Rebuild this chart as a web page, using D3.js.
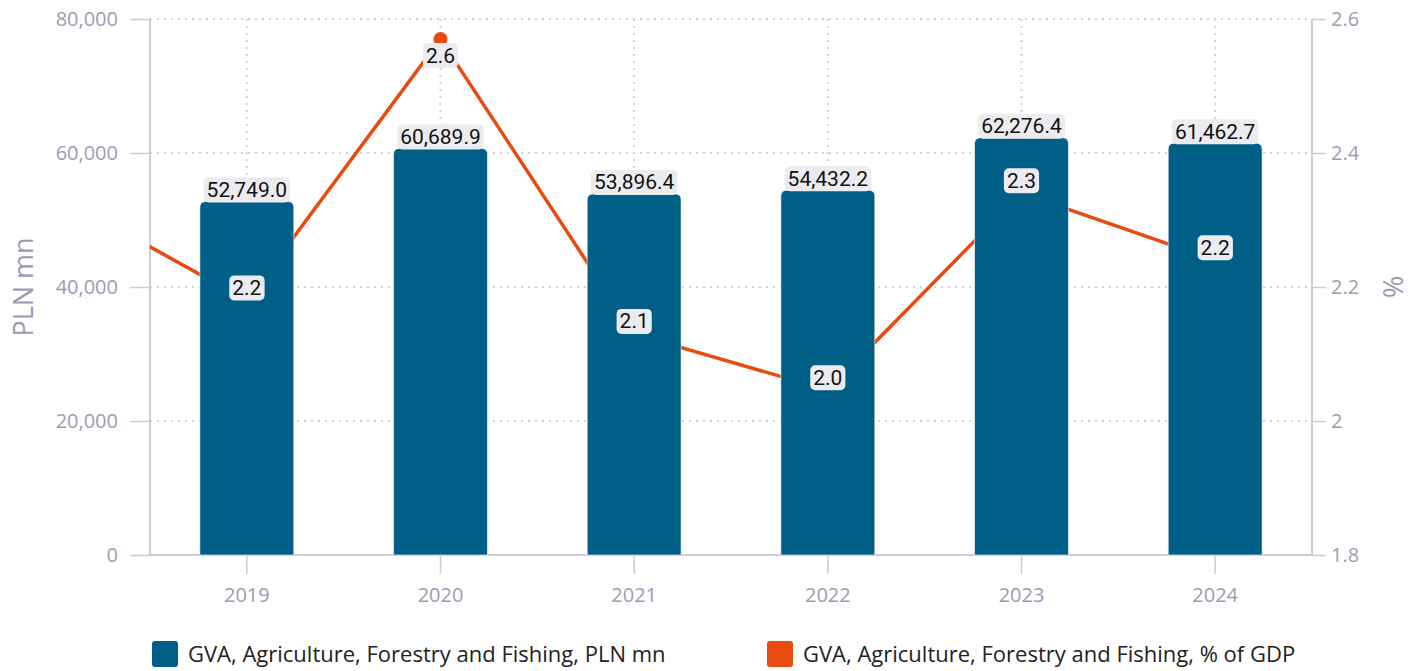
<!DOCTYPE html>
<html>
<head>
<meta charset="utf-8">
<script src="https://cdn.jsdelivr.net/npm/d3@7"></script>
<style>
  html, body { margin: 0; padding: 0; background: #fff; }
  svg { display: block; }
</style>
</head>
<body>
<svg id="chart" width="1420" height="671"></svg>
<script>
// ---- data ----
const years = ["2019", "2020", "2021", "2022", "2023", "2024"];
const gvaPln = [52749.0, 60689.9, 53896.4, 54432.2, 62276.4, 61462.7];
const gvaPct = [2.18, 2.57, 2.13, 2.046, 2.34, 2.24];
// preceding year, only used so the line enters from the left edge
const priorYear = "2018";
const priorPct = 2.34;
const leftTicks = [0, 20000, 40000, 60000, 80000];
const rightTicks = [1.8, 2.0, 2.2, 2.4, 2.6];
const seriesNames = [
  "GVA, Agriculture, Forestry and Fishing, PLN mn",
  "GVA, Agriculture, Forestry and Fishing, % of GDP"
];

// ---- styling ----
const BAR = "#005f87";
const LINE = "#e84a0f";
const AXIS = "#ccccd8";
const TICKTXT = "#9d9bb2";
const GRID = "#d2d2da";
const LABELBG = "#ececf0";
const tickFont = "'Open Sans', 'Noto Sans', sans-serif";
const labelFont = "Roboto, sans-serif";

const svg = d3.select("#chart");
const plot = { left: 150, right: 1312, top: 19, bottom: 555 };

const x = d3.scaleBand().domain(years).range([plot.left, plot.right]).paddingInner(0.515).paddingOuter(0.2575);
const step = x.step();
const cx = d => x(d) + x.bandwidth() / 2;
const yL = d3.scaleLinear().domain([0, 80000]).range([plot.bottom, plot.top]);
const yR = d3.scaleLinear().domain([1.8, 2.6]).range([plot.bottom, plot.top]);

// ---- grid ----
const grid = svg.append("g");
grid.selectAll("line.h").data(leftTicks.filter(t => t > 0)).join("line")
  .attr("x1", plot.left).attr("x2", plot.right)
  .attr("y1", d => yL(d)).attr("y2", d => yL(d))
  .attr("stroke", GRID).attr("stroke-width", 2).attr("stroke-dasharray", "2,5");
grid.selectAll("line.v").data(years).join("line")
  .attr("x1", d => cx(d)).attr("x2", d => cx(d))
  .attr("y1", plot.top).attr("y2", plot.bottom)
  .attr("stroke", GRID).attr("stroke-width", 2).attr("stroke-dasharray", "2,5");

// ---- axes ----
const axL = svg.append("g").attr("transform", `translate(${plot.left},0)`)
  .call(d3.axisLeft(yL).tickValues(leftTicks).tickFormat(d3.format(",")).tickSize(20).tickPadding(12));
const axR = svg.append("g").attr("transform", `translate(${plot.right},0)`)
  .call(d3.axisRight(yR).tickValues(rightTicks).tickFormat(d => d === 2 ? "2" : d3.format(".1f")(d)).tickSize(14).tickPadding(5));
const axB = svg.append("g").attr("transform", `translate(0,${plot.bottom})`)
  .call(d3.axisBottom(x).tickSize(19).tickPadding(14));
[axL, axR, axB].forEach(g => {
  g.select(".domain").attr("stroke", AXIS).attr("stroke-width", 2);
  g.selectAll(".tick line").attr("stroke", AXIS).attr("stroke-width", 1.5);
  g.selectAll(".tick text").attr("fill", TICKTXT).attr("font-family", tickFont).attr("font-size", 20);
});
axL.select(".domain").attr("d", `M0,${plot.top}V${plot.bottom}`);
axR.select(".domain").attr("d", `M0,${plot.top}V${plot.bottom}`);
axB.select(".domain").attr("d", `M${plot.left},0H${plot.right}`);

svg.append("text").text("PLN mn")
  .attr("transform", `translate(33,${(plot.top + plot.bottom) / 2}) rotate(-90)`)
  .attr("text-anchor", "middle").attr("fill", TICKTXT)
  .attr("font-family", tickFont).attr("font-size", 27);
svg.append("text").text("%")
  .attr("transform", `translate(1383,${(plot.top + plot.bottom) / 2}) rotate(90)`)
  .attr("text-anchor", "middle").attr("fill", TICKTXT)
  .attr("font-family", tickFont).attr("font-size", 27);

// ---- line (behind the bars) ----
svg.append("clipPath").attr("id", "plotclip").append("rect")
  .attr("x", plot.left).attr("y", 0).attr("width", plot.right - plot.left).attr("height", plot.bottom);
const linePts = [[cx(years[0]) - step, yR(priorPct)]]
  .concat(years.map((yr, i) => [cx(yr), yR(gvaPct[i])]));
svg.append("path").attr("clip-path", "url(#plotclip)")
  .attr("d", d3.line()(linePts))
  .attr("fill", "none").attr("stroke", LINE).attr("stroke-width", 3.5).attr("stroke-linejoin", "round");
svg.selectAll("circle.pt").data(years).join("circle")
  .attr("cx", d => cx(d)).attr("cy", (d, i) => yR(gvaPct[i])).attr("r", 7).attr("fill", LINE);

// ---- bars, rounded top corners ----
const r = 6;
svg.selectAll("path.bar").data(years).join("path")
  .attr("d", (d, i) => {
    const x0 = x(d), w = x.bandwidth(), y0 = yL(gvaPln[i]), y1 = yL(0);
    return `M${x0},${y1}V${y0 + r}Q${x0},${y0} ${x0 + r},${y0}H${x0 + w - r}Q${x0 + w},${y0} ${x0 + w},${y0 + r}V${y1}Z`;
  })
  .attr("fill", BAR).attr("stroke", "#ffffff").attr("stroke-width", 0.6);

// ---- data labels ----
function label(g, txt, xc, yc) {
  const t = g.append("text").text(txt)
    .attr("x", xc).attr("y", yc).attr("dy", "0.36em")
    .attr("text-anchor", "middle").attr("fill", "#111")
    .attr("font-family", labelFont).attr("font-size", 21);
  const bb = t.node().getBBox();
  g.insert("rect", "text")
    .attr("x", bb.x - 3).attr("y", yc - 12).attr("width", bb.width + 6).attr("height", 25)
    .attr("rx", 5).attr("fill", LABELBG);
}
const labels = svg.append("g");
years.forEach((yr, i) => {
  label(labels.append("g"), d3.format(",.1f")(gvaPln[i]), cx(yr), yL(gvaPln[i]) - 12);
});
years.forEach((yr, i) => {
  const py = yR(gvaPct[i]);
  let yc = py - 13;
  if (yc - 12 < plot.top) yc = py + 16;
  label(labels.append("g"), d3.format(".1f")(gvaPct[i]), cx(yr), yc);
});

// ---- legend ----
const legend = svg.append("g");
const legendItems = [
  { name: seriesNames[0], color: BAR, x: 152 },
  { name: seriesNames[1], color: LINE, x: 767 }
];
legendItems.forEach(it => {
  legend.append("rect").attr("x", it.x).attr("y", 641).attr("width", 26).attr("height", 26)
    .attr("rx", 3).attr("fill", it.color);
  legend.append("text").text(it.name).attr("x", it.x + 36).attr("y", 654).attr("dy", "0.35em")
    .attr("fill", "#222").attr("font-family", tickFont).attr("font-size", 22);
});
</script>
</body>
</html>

## Goal
Leave the pictures out, and print every line of the listing exactly as written.

## The response
Rebuild this chart as a web page, using D3.js.
<!DOCTYPE html>
<html>
<head>
<meta charset="utf-8">
<script src="https://cdn.jsdelivr.net/npm/d3@7"></script>
<style>
  html, body { margin: 0; padding: 0; background: #fff; }
  svg { display: block; }
</style>
</head>
<body>
<svg id="chart" width="1420" height="671"></svg>
<script>
// ---- data ----
const years = ["2019", "2020", "2021", "2022", "2023", "2024"];
const gvaPln = [52749.0, 60689.9, 53896.4, 54432.2, 62276.4, 61462.7];
const gvaPct = [2.18, 2.57, 2.13, 2.046, 2.34, 2.24];
// preceding year, only used so the line enters from the left edge
const priorYear = "2018";
const priorPct = 2.34;
const leftTicks = [0, 20000, 40000, 60000, 80000];
const rightTicks = [1.8, 2.0, 2.2, 2.4, 2.6];
const seriesNames = [
  "GVA, Agriculture, Forestry and Fishing, PLN mn",
  "GVA, Agriculture, Forestry and Fishing, % of GDP"
];

// ---- styling ----
const BAR = "#005f87";
const LINE = "#e84a0f";
const AXIS = "#ccccd8";
const TICKTXT = "#9d9bb2";
const GRID = "#d2d2da";
const LABELBG = "#ececf0";
const tickFont = "'Open Sans', 'Noto Sans', sans-serif";
const labelFont = "Roboto, sans-serif";

const svg = d3.select("#chart");
const plot = { left: 150, right: 1312, top: 19, bottom: 555 };

const x = d3.scaleBand().domain(years).range([plot.left, plot.right]).paddingInner(0.515).paddingOuter(0.2575);
const step = x.step();
const cx = d => x(d) + x.bandwidth() / 2;
const yL = d3.scaleLinear().domain([0, 80000]).range([plot.bottom, plot.top]);
const yR = d3.scaleLinear().domain([1.8, 2.6]).range([plot.bottom, plot.top]);

// ---- grid ----
const grid = svg.append("g");
grid.selectAll("line.h").data(leftTicks.filter(t => t > 0)).join("line")
  .attr("x1", plot.left).attr("x2", plot.right)
  .attr("y1", d => yL(d)).attr("y2", d => yL(d))
  .attr("stroke", GRID).attr("stroke-width", 2).attr("stroke-dasharray", "2,5");
grid.selectAll("line.v").data(years).join("line")
  .attr("x1", d => cx(d)).attr("x2", d => cx(d))
  .attr("y1", plot.top).attr("y2", plot.bottom)
  .attr("stroke", GRID).attr("stroke-width", 2).attr("stroke-dasharray", "2,5");

// ---- axes ----
const axL = svg.append("g").attr("transform", `translate(${plot.left},0)`)
  .call(d3.axisLeft(yL).tickValues(leftTicks).tickFormat(d3.format(",")).tickSize(20).tickPadding(12));
const axR = svg.append("g").attr("transform", `translate(${plot.right},0)`)
  .call(d3.axisRight(yR).tickValues(rightTicks).tickFormat(d => d === 2 ? "2" : d3.format(".1f")(d)).tickSize(14).tickPadding(5));
const axB = svg.append("g").attr("transform", `translate(0,${plot.bottom})`)
  .call(d3.axisBottom(x).tickSize(19).tickPadding(14));
[axL, axR, axB].forEach(g => {
  g.select(".domain").attr("stroke", AXIS).attr("stroke-width", 2);
  g.selectAll(".tick line").attr("stroke", AXIS).attr("stroke-width", 1.5);
  g.selectAll(".tick text").attr("fill", TICKTXT).attr("font-family", tickFont).attr("font-size", 20);
});
axL.select(".domain").attr("d", `M0,${plot.top}V${plot.bottom}`);
axR.select(".domain").attr("d", `M0,${plot.top}V${plot.bottom}`);
axB.select(".domain").attr("d", `M${plot.left},0H${plot.right}`);

svg.append("text").text("PLN mn")
  .attr("transform", `translate(33,${(plot.top + plot.bottom) / 2}) rotate(-90)`)
  .attr("text-anchor", "middle").attr("fill", TICKTXT)
  .attr("font-family", tickFont).attr("font-size", 27);
svg.append("text").text("%")
  .attr("transform", `translate(1383,${(plot.top + plot.bottom) / 2}) rotate(90)`)
  .attr("text-anchor", "middle").attr("fill", TICKTXT)
  .attr("font-family", tickFont).attr("font-size", 27);

// ---- line (behind the bars) ----
svg.append("clipPath").attr("id", "plotclip").append("rect")
  .attr("x", plot.left).attr("y", 0).attr("width", plot.right - plot.left).attr("height", plot.bottom);
const linePts = [[cx(years[0]) - step, yR(priorPct)]]
  .concat(years.map((yr, i) => [cx(yr), yR(gvaPct[i])]));
svg.append("path").attr("clip-path", "url(#plotclip)")
  .attr("d", d3.line()(linePts))
  .attr("fill", "none").attr("stroke", LINE).attr("stroke-width", 3.5).attr("stroke-linejoin", "round");
svg.selectAll("circle.pt").data(years).join("circle")
  .attr("cx", d => cx(d)).attr("cy", (d, i) => yR(gvaPct[i])).attr("r", 7).attr("fill", LINE);

// ---- bars, rounded top corners ----
const r = 6;
svg.selectAll("path.bar").data(years).join("path")
  .attr("d", (d, i) => {
    const x0 = x(d), w = x.bandwidth(), y0 = yL(gvaPln[i]), y1 = yL(0);
    return `M${x0},${y1}V${y0 + r}Q${x0},${y0} ${x0 + r},${y0}H${x0 + w - r}Q${x0 + w},${y0} ${x0 + w},${y0 + r}V${y1}Z`;
  })
  .attr("fill", BAR).attr("stroke", "#ffffff").attr("stroke-width", 0.6);

// ---- data labels ----
function label(g, txt, xc, yc) {
  const t = g.append("text").text(txt)
    .attr("x", xc).attr("y", yc).attr("dy", "0.36em")
    .attr("text-anchor", "middle").attr("fill", "#111")
    .attr("font-family", labelFont).attr("font-size", 21);
  const bb = t.node().getBBox();
  g.insert("rect", "text")
    .attr("x", bb.x - 3).attr("y", yc - 12).attr("width", bb.width + 6).attr("height", 25)
    .attr("rx", 5).attr("fill", LABELBG);
}
const labels = svg.append("g");
years.forEach((yr, i) => {
  label(labels.append("g"), d3.format(",.1f")(gvaPln[i]), cx(yr), yL(gvaPln[i]) - 12);
});
years.forEach((yr, i) => {
  const py = yR(gvaPct[i]);
  let yc = py - 13;
  if (yc - 12 < plot.top) yc = py + 16;
  label(labels.append("g"), d3.format(".1f")(gvaPct[i]), cx(yr), yc);
});

// ---- legend ----
const legend = svg.append("g");
const legendItems = [
  { name: seriesNames[0], color: BAR, x: 152 },
  { name: seriesNames[1], color: LINE, x: 767 }
];
legendItems.forEach(it => {
  legend.append("rect").attr("x", it.x).attr("y", 641).attr("width", 26).attr("height", 26)
    .attr("rx", 3).attr("fill", it.color);
  legend.append("text").text(it.name).attr("x", it.x + 36).attr("y", 654).attr("dy", "0.35em")
    .attr("fill", "#222").attr("font-family", tickFont).attr("font-size", 22);
});
</script>
</body>
</html>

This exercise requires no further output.